RECORDED DATA
○ ○ ○ ○ ○

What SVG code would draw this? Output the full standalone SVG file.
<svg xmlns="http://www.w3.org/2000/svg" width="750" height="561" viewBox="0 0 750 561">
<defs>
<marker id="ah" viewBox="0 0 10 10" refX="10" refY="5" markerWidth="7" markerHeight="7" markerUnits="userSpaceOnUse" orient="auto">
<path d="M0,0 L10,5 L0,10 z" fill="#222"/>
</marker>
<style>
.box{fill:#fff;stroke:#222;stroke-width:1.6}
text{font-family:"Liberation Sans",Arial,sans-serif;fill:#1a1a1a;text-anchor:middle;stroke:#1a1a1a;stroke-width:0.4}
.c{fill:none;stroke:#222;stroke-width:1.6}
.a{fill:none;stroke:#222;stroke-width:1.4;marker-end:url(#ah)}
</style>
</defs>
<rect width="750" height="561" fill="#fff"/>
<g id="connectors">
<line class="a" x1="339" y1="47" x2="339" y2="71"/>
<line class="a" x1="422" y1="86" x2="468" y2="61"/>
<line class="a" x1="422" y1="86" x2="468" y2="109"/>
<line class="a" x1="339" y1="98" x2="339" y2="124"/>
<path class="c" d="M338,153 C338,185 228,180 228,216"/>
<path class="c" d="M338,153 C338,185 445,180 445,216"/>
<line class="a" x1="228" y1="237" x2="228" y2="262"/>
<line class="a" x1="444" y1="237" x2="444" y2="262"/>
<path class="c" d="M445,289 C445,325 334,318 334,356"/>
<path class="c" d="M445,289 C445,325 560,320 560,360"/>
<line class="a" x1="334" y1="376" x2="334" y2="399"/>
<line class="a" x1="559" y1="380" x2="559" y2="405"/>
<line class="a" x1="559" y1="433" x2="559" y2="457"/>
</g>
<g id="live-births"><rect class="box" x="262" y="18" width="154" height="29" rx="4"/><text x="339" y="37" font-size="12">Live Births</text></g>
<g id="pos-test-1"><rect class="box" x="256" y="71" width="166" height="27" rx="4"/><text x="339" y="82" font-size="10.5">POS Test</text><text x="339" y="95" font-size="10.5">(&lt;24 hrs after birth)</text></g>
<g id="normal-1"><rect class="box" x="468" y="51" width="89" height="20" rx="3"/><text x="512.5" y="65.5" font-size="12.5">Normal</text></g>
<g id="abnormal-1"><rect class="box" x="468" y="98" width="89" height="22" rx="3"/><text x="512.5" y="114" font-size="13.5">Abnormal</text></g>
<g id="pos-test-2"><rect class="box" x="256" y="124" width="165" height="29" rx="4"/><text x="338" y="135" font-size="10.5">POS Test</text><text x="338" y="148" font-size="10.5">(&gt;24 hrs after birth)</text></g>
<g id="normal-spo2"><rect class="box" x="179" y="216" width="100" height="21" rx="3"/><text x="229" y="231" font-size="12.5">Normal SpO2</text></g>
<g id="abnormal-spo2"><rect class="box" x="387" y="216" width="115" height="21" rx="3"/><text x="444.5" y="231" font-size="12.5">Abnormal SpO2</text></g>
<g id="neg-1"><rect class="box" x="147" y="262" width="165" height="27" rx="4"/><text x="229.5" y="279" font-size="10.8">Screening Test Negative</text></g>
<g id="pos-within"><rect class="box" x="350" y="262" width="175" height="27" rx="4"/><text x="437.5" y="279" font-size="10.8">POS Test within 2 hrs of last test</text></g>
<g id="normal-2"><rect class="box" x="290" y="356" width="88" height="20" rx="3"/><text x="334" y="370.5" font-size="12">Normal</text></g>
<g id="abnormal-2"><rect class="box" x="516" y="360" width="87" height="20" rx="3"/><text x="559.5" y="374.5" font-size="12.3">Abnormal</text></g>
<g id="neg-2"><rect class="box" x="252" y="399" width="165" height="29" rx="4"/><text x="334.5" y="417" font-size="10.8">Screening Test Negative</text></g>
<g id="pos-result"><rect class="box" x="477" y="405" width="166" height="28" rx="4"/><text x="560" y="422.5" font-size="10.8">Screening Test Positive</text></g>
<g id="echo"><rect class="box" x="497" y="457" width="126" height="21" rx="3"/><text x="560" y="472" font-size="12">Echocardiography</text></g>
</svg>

○ ○ ○ ○ ○

SET PROBLEM
Copy all of the material word for word.

EXERCISE ANSWER
What SVG code would draw this? Output the full standalone SVG file.
<svg xmlns="http://www.w3.org/2000/svg" width="750" height="561" viewBox="0 0 750 561">
<defs>
<marker id="ah" viewBox="0 0 10 10" refX="10" refY="5" markerWidth="7" markerHeight="7" markerUnits="userSpaceOnUse" orient="auto">
<path d="M0,0 L10,5 L0,10 z" fill="#222"/>
</marker>
<style>
.box{fill:#fff;stroke:#222;stroke-width:1.6}
text{font-family:"Liberation Sans",Arial,sans-serif;fill:#1a1a1a;text-anchor:middle;stroke:#1a1a1a;stroke-width:0.4}
.c{fill:none;stroke:#222;stroke-width:1.6}
.a{fill:none;stroke:#222;stroke-width:1.4;marker-end:url(#ah)}
</style>
</defs>
<rect width="750" height="561" fill="#fff"/>
<g id="connectors">
<line class="a" x1="339" y1="47" x2="339" y2="71"/>
<line class="a" x1="422" y1="86" x2="468" y2="61"/>
<line class="a" x1="422" y1="86" x2="468" y2="109"/>
<line class="a" x1="339" y1="98" x2="339" y2="124"/>
<path class="c" d="M338,153 C338,185 228,180 228,216"/>
<path class="c" d="M338,153 C338,185 445,180 445,216"/>
<line class="a" x1="228" y1="237" x2="228" y2="262"/>
<line class="a" x1="444" y1="237" x2="444" y2="262"/>
<path class="c" d="M445,289 C445,325 334,318 334,356"/>
<path class="c" d="M445,289 C445,325 560,320 560,360"/>
<line class="a" x1="334" y1="376" x2="334" y2="399"/>
<line class="a" x1="559" y1="380" x2="559" y2="405"/>
<line class="a" x1="559" y1="433" x2="559" y2="457"/>
</g>
<g id="live-births"><rect class="box" x="262" y="18" width="154" height="29" rx="4"/><text x="339" y="37" font-size="12">Live Births</text></g>
<g id="pos-test-1"><rect class="box" x="256" y="71" width="166" height="27" rx="4"/><text x="339" y="82" font-size="10.5">POS Test</text><text x="339" y="95" font-size="10.5">(&lt;24 hrs after birth)</text></g>
<g id="normal-1"><rect class="box" x="468" y="51" width="89" height="20" rx="3"/><text x="512.5" y="65.5" font-size="12.5">Normal</text></g>
<g id="abnormal-1"><rect class="box" x="468" y="98" width="89" height="22" rx="3"/><text x="512.5" y="114" font-size="13.5">Abnormal</text></g>
<g id="pos-test-2"><rect class="box" x="256" y="124" width="165" height="29" rx="4"/><text x="338" y="135" font-size="10.5">POS Test</text><text x="338" y="148" font-size="10.5">(&gt;24 hrs after birth)</text></g>
<g id="normal-spo2"><rect class="box" x="179" y="216" width="100" height="21" rx="3"/><text x="229" y="231" font-size="12.5">Normal SpO2</text></g>
<g id="abnormal-spo2"><rect class="box" x="387" y="216" width="115" height="21" rx="3"/><text x="444.5" y="231" font-size="12.5">Abnormal SpO2</text></g>
<g id="neg-1"><rect class="box" x="147" y="262" width="165" height="27" rx="4"/><text x="229.5" y="279" font-size="10.8">Screening Test Negative</text></g>
<g id="pos-within"><rect class="box" x="350" y="262" width="175" height="27" rx="4"/><text x="437.5" y="279" font-size="10.8">POS Test within 2 hrs of last test</text></g>
<g id="normal-2"><rect class="box" x="290" y="356" width="88" height="20" rx="3"/><text x="334" y="370.5" font-size="12">Normal</text></g>
<g id="abnormal-2"><rect class="box" x="516" y="360" width="87" height="20" rx="3"/><text x="559.5" y="374.5" font-size="12.3">Abnormal</text></g>
<g id="neg-2"><rect class="box" x="252" y="399" width="165" height="29" rx="4"/><text x="334.5" y="417" font-size="10.8">Screening Test Negative</text></g>
<g id="pos-result"><rect class="box" x="477" y="405" width="166" height="28" rx="4"/><text x="560" y="422.5" font-size="10.8">Screening Test Positive</text></g>
<g id="echo"><rect class="box" x="497" y="457" width="126" height="21" rx="3"/><text x="560" y="472" font-size="12">Echocardiography</text></g>
</svg>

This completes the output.